Liberty shows a Rambo scowl

It's no longer the serene visage of Ms Liberty that the world sees in America

The face of Miss Liberty is changing. On her radiant visage, the world is beginning to see the scowl of a John Rambo.

Time was when the lesser billions who inhabited a world ruled by Stalins, Francos, Idi Amins and Pol Pots looked to the new world, and saw there the serene face of Miss Liberty. She held a tablet of liberty in one hand, her other hand holding up the torch of justice and knowledge, and told the world silently: “Give me your tired, your poor, your huddled masses, yearning to breathe free.”

Knowing she meant her words, millions made it to the new world. Most found not just room to breathe free, but rights to enjoy, freedoms to indulge in, liberties to celebrate, opportunities to toil, avenues to prosper, and wise minds to learn from.
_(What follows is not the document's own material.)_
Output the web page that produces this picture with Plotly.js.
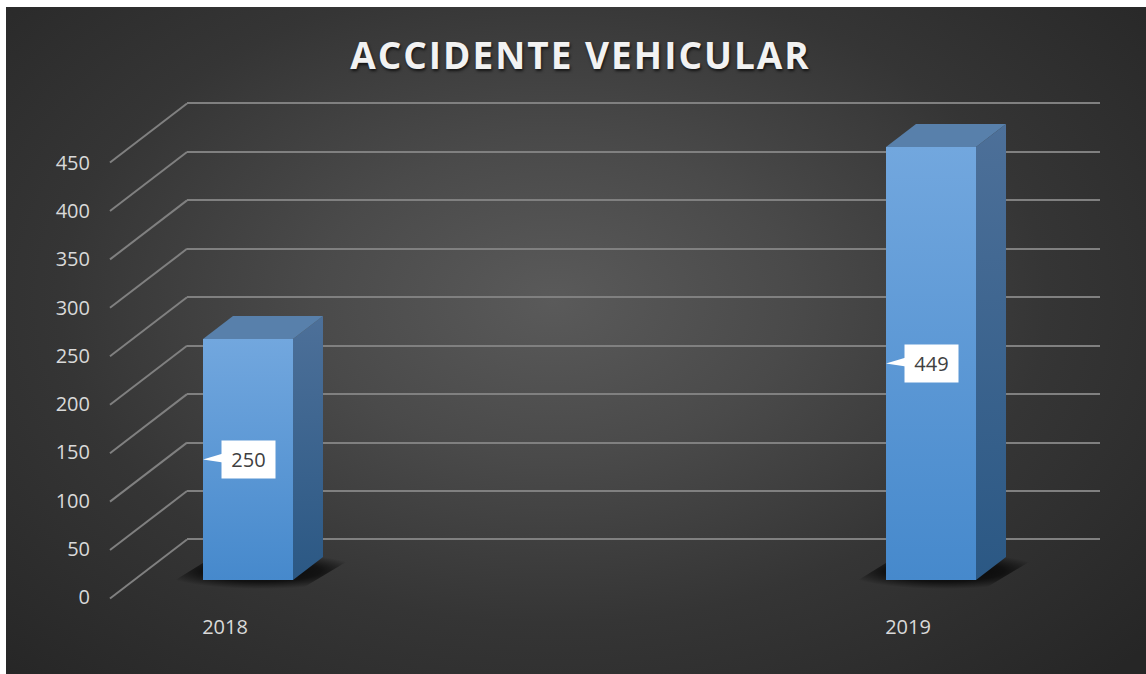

Imaging: Deni Lal Imaging: Deni Lal

Ever since Franklin Roosevelt and Harry Truman gave a bomb-dug burial to James Monroe’s isolationist doctrine, America has been poking its nose into every ‘messpot’ in the world from Afghanistan to Yemen. It armed tyrants, funded wars, and sent out its GIs and gunboats to cause death, destruction and devastation across the world. Like the arms-selling philanthropist Andrew Undershaft in Bernard Shaw’s Major Barbara, it thought its mission was “to give arms to all men who offer an honest price.... To aristocrat and republican, to nihilist and tsar, to capitalist and socialist, to Protestant and Catholic, to burglar and policeman, to black man, white man and yellow man…. To all faiths, all follies, all causes and all crimes.”
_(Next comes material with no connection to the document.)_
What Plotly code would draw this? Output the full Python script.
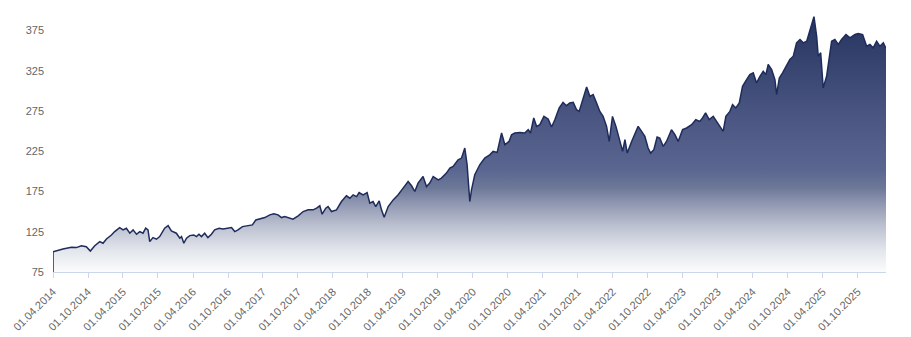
import plotly.graph_objects as go

dates = [
    "2014-04-01", "2014-04-01", "2014-05-23", "2014-07-06", "2014-08-01", "2014-08-27", "2014-09-22",
    "2014-10-13", "2014-11-05", "2014-12-01", "2014-12-18", "2015-01-05", "2015-01-31",
    "2015-02-17", "2015-03-15", "2015-04-02", "2015-04-19", "2015-05-07", "2015-05-24",
    "2015-06-11", "2015-06-28", "2015-07-15", "2015-07-29", "2015-08-10", "2015-08-19",
    "2015-09-05", "2015-09-23", "2015-10-10", "2015-11-05", "2015-11-23", "2015-12-10",
    "2015-12-19", "2016-01-05", "2016-01-23", "2016-02-01", "2016-02-13", "2016-02-27",
    "2016-03-15", "2016-04-05", "2016-04-19", "2016-05-02", "2016-05-15", "2016-06-01",
    "2016-06-18", "2016-07-06", "2016-07-23", "2016-08-15", "2016-09-05", "2016-09-26",
    "2016-10-19", "2016-11-05", "2016-11-22", "2016-12-15", "2017-01-13", "2017-02-05",
    "2017-02-23", "2017-03-15", "2017-04-11", "2017-05-07", "2017-05-28", "2017-06-19",
    "2017-07-07", "2017-07-24", "2017-08-16", "2017-09-05", "2017-10-02", "2017-10-28",
    "2017-11-23", "2017-12-19", "2018-01-06", "2018-01-23", "2018-02-04", "2018-02-23",
    "2018-03-07", "2018-03-25", "2018-04-20", "2018-05-16", "2018-06-11", "2018-06-29",
    "2018-07-16", "2018-08-03", "2018-08-16", "2018-09-06", "2018-09-27", "2018-10-11",
    "2018-10-28", "2018-11-11", "2018-11-29", "2018-12-11", "2018-12-25", "2019-01-15",
    "2019-02-10", "2019-03-08", "2019-04-03", "2019-04-29", "2019-05-17", "2019-06-03",
    "2019-06-20", "2019-07-16", "2019-08-03", "2019-08-20", "2019-09-07", "2019-10-03",
    "2019-10-20", "2019-11-15", "2019-12-03", "2019-12-20", "2020-01-15", "2020-02-02",
    "2020-02-19", "2020-03-02", "2020-03-16", "2020-03-25", "2020-04-11", "2020-05-07",
    "2020-06-02", "2020-06-28", "2020-07-16", "2020-08-06", "2020-08-29", "2020-09-15",
    "2020-10-07", "2020-10-20", "2020-11-06", "2020-12-02", "2020-12-28", "2021-01-15",
    "2021-01-27", "2021-02-13", "2021-02-28", "2021-03-17", "2021-04-07", "2021-04-29",
    "2021-05-17", "2021-06-03", "2021-06-26", "2021-07-16", "2021-08-03", "2021-08-20",
    "2021-09-07", "2021-09-24", "2021-10-08", "2021-10-26", "2021-11-16", "2021-12-03",
    "2021-12-20", "2022-01-07", "2022-01-24", "2022-02-10", "2022-02-28", "2022-03-14",
    "2022-03-31", "2022-04-18", "2022-05-05", "2022-05-23", "2022-06-04", "2022-06-16",
    "2022-07-09", "2022-07-26", "2022-08-12", "2022-08-30", "2022-09-16", "2022-10-03",
    "2022-10-16", "2022-11-02", "2022-11-19", "2022-12-03", "2022-12-21", "2023-01-07",
    "2023-02-02", "2023-02-20", "2023-03-09", "2023-04-01", "2023-04-22", "2023-05-18",
    "2023-06-09", "2023-06-30", "2023-07-14", "2023-07-30", "2023-08-18", "2023-09-08",
    "2023-09-26", "2023-10-13", "2023-10-30", "2023-11-13", "2023-12-04", "2023-12-18",
    "2024-01-04", "2024-01-22", "2024-02-08", "2024-02-29", "2024-03-17", "2024-04-04",
    "2024-04-21", "2024-05-09", "2024-05-26", "2024-06-09", "2024-06-21", "2024-07-09",
    "2024-07-26", "2024-08-04", "2024-08-18", "2024-09-04", "2024-09-22", "2024-10-12",
    "2024-10-30", "2024-11-16", "2024-12-04", "2024-12-21", "2025-01-08", "2025-01-21",
    "2025-02-03", "2025-02-15", "2025-03-01", "2025-03-09", "2025-03-22", "2025-04-04",
    "2025-04-22", "2025-05-09", "2025-05-18", "2025-06-04", "2025-06-22", "2025-07-09",
    "2025-08-01", "2025-08-22", "2025-09-17", "2025-10-04", "2025-10-27", "2025-11-17",
    "2025-12-04", "2025-12-21", "2026-01-08", "2026-01-25", "2026-02-12", "2026-02-26",
]

values = [
    75.0, 100.0, 103.6, 105.7, 105.3, 107.7, 106.5,
    101.1, 107.7, 112.7, 110.7, 116.0, 121.0,
    125.2, 130.2, 127.3, 129.4, 123.2, 127.3,
    121.9, 125.2, 123.2, 129.4, 127.3, 112.7,
    117.7, 115.7, 119.0, 129.4, 132.6, 126.0,
    125.2, 123.2, 117.0, 119.0, 110.7, 117.0,
    120.2, 121.0, 119.0, 121.9, 119.0, 123.2,
    117.7, 121.9, 127.3, 129.4, 128.5, 129.4,
    130.2, 125.2, 127.3, 131.4, 132.6, 133.5,
    139.7, 140.6, 142.6, 146.0, 147.2, 146.0,
    142.6, 143.8, 141.8, 140.6, 144.7, 150.1,
    152.2, 152.2, 154.3, 157.2, 146.8, 154.3,
    156.3, 150.1, 152.2, 162.5, 169.6, 166.7,
    170.9, 168.7, 173.7, 170.9, 173.7, 160.5,
    162.5, 156.3, 163.4, 152.2, 143.1, 156.3,
    164.6, 170.9, 179.2, 187.4, 182.1, 175.0,
    185.4, 193.6, 181.2, 185.4, 193.6, 189.5,
    191.6, 197.9, 204.1, 206.1, 214.4, 216.5,
    229.0, 208.2, 162.5, 177.1, 195.8, 208.2,
    216.5, 220.6, 224.8, 223.5, 247.7, 233.1,
    237.2, 245.5, 247.7, 248.4, 247.7, 251.8,
    247.7, 266.3, 255.9, 258.0, 268.3, 265.1,
    255.1, 264.2, 278.8, 285.8, 281.6, 285.0,
    285.8, 276.7, 274.5, 289.1, 304.9, 293.2,
    295.3, 285.0, 274.5, 268.3, 255.9, 237.2,
    268.3, 255.9, 239.3, 224.8, 239.3, 222.7,
    237.2, 247.7, 255.9, 249.6, 243.4, 229.0,
    222.7, 226.9, 242.7, 241.4, 231.0, 237.2,
    251.8, 245.5, 237.2, 251.8, 253.9, 258.0,
    264.2, 262.1, 266.3, 272.6, 264.2, 268.3,
    262.1, 255.9, 249.6, 268.3, 274.5, 282.9,
    278.8, 285.0, 305.7, 314.0, 320.2, 322.4,
    309.9, 318.1, 324.4, 320.2, 332.7, 326.5,
    314.0, 295.3, 316.1, 322.4, 330.6, 339.0,
    343.1, 359.7, 363.8, 359.7, 361.7, 372.1,
    382.5, 392.1, 367.9, 343.1, 347.3, 303.7,
    318.1, 351.4, 361.7, 363.8, 357.6, 363.8,
    370.0, 365.9, 370.0, 371.3, 370.0, 355.5,
    357.6, 353.4, 361.7, 355.5, 359.7, 352.6,
]

y_ticks = [75, 125, 175, 225, 275, 325, 375]

navy = "#1f2c5b"

fig = go.Figure()
fig.add_trace(go.Scatter(
    x=dates,
    y=values,
    mode="lines",
    line=dict(color=navy, width=1.5),
    fill="tozeroy",
    fillgradient=dict(
        type="vertical",
        start=75,
        stop=393,
        colorscale=[
            [0.0, "#fcfcfd"],
            [0.08, "#e4e7ed"],
            [0.18, "#bcc1d0"],
            [0.27, "#8e96b0"],
            [0.33, "#6c7798"],
            [0.40, "#5a6690"],
            [0.6, "#4b5782"],
            [1.0, "#25335f"],
        ],
    ),
    hoverinfo="x+y",
    showlegend=False,
))

fig.update_layout(
    width=911,
    height=337,
    margin=dict(l=53, r=25, t=16, b=65),
    paper_bgcolor="white",
    plot_bgcolor="white",
    font=dict(family="Liberation Sans, Arial, sans-serif", size=11, color="#666666"),
    xaxis=dict(
        type="date",
        automargin=False,
        range=["2014-04-01", "2026-02-26"],
        tick0="2014-04-01",
        dtick="M6",
        tickformat="%d.%m.%Y",
        tickangle=-45,
        ticks="outside",
        ticklen=5,
        tickcolor="#ccd6eb",
        ticklabelstandoff=3,
        showline=True,
        linecolor="#ccd6eb",
        linewidth=1,
        showgrid=False,
        zeroline=False,
        tickfont=dict(family="Liberation Sans, Arial, sans-serif", size=11, color="#666666"),
    ),
    yaxis=dict(
        automargin=False,
        range=[75, 393],
        tickvals=y_ticks,
        ticktext=[str(v) for v in y_ticks],
        showgrid=False,
        zeroline=False,
        showline=False,
        ticks="",
        ticklabelstandoff=8,
        tickfont=dict(family="Liberation Sans, Arial, sans-serif", size=11, color="#666666"),
    ),
)

fig.write_html("out.html")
As it made money by selling boats and bombs, cars and cannons, machines and missiles, America also shelled out much of the profits to benefit the world. Ever since its Marshall Plan saved Europe from the miseries of its wars, America also emerged as the biggest funder and sponsor of the world’s noble causes.
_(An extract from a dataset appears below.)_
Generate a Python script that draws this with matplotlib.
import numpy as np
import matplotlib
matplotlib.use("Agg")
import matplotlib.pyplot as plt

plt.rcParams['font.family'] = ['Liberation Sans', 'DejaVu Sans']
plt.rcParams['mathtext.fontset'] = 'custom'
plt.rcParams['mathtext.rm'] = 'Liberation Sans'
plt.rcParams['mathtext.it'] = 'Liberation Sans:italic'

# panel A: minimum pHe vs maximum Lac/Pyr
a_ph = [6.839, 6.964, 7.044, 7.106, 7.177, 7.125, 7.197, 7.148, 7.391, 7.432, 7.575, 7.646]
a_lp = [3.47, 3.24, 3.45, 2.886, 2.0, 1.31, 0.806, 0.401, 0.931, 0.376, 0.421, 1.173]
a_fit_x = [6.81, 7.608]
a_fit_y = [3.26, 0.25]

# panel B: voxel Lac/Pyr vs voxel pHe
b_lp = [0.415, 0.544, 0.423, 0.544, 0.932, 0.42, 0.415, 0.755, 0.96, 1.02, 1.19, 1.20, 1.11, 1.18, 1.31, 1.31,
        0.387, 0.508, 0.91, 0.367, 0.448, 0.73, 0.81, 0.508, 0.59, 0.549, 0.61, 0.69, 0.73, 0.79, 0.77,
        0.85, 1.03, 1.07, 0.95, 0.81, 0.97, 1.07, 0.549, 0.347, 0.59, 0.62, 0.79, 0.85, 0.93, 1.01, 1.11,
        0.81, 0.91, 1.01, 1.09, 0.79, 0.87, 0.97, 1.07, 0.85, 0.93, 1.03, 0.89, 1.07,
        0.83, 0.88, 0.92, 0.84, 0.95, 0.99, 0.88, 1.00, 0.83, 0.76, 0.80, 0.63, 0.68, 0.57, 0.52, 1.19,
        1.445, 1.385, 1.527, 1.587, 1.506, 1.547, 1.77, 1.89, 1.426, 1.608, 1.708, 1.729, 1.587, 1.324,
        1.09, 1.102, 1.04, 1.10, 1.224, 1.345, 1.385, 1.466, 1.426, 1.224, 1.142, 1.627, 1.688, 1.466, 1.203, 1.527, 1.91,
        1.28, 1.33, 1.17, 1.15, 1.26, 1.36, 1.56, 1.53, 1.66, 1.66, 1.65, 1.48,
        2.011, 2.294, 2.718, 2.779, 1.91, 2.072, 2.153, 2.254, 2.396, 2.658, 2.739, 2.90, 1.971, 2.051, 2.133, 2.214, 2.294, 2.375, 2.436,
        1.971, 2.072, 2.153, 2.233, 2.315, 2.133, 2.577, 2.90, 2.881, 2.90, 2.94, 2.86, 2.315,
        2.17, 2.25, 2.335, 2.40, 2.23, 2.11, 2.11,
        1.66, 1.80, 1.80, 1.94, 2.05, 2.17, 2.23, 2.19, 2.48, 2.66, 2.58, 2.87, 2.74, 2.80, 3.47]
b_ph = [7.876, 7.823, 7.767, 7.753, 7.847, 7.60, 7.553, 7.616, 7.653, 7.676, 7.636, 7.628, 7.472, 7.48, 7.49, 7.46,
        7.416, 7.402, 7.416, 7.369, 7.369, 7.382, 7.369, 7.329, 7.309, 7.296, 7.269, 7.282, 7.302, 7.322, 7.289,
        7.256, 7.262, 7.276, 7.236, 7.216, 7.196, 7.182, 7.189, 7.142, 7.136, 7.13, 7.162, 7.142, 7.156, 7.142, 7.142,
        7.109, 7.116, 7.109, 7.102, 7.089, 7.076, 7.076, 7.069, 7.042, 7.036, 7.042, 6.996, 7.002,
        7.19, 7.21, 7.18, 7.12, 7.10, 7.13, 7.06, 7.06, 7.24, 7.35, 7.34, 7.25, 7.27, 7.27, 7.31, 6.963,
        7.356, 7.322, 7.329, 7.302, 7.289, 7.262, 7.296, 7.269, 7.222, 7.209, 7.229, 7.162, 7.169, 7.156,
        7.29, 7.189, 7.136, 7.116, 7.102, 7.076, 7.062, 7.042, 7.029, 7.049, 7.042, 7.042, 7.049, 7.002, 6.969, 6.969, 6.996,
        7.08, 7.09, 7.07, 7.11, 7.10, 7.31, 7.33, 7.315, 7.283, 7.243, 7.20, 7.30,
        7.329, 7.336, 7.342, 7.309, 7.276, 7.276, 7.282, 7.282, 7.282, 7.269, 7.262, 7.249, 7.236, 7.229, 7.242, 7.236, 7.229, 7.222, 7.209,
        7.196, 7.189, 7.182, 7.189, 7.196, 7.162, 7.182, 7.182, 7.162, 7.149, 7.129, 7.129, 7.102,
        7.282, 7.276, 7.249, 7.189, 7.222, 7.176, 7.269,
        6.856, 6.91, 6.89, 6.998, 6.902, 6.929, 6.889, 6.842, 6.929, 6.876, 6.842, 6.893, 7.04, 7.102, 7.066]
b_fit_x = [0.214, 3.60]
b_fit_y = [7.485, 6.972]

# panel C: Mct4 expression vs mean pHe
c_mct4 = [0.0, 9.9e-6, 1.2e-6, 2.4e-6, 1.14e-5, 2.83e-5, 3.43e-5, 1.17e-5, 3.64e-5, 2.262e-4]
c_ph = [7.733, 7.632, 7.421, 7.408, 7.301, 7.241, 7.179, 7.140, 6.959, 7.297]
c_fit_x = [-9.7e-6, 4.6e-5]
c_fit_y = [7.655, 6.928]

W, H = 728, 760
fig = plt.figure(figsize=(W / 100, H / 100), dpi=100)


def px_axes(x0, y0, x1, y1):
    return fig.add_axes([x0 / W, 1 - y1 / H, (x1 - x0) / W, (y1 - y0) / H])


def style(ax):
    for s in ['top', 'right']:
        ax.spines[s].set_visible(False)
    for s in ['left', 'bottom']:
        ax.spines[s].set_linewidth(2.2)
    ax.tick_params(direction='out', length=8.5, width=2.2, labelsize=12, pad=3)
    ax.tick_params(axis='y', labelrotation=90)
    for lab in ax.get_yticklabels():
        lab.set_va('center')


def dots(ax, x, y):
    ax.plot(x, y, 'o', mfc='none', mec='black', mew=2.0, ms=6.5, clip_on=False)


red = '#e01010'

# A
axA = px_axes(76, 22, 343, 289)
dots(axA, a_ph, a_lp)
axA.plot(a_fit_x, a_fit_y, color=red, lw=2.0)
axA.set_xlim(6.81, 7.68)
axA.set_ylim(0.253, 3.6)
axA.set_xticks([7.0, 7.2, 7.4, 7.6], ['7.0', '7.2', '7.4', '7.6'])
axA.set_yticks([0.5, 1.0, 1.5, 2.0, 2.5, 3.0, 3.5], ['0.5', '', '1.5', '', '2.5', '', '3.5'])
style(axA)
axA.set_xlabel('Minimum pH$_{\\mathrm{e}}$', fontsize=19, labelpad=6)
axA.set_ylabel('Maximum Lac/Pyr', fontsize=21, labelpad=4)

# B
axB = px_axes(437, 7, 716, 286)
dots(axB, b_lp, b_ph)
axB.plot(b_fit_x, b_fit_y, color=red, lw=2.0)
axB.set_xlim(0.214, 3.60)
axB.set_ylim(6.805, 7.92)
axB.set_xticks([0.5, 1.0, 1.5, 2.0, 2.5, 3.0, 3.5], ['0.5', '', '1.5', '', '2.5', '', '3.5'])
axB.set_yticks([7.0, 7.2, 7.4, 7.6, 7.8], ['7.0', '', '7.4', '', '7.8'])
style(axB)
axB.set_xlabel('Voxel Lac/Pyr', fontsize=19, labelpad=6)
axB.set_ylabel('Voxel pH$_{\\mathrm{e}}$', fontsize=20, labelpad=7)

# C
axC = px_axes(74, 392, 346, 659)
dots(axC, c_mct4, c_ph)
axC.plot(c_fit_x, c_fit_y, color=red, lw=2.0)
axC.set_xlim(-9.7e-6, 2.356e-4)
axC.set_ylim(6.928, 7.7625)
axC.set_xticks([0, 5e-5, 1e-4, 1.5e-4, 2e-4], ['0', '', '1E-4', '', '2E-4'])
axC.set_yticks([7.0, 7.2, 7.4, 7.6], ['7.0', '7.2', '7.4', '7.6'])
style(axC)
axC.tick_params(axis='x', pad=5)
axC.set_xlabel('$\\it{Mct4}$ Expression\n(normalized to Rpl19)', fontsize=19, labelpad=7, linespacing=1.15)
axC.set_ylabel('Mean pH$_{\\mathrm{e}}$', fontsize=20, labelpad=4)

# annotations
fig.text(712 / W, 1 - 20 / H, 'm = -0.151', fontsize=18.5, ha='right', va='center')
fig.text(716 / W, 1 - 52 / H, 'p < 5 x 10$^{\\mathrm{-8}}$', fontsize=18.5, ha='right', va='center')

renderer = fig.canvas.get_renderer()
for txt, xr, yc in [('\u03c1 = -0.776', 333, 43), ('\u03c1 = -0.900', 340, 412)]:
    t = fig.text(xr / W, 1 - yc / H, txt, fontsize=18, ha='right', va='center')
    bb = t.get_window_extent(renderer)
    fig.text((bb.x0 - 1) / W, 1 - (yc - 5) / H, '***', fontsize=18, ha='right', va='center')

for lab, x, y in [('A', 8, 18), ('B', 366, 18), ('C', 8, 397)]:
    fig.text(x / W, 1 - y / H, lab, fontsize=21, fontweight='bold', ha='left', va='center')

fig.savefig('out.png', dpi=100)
Thus America radiated what Joseph Nye would later call a ‘soft power’. Every film that Hollywood made, every word that the VoA broadcast, every face that CNN telecast, every line that the NYT printed, every scholar that Harvard sent out, every medal that its Olympians picked up, every song that Elvis Presley sang, every skirt that its models wore, every Nobel that its scientists picked up, every play that Broadway staged, every book that its writers published was lapped up by an admiring world that envied the liberties Americans enjoyed, and the culture of creativity America nurtured.

Even as it raced bomb-for-bomb and missile-for-missile with the Soviet superpower, the American state also encouraged its rich to invest in institutions that promoted knowledge and enlightenment, and invite denizens of the poorer and less fortunate world to come and partake of the values it was imparting. Just like well-meaning 19th century Englishmen thought it was the ‘white man’s burden’ to civilise the world (read Kipling), 20th century Americans carried notions that it was the Yankee's burden to save the world from the communist spectre that Karl Marx had threatened it with.

It’s all changing under Donald Trump. The tired, the poor and the huddled masses are no longer welcome to America; if they come they will be chain-ganged, bundled into military cargo planes and flown back. It’s no longer the serene visage of Ms Liberty that the world sees in America. On the contrary, they see the scowl of a Rambo who yelled incoherently at the civil world in First Blood: “Don't push it! Don't push it, or I'll give you a war you won't believe.”

Trump means it. He is giving the world a war it thought America would never give.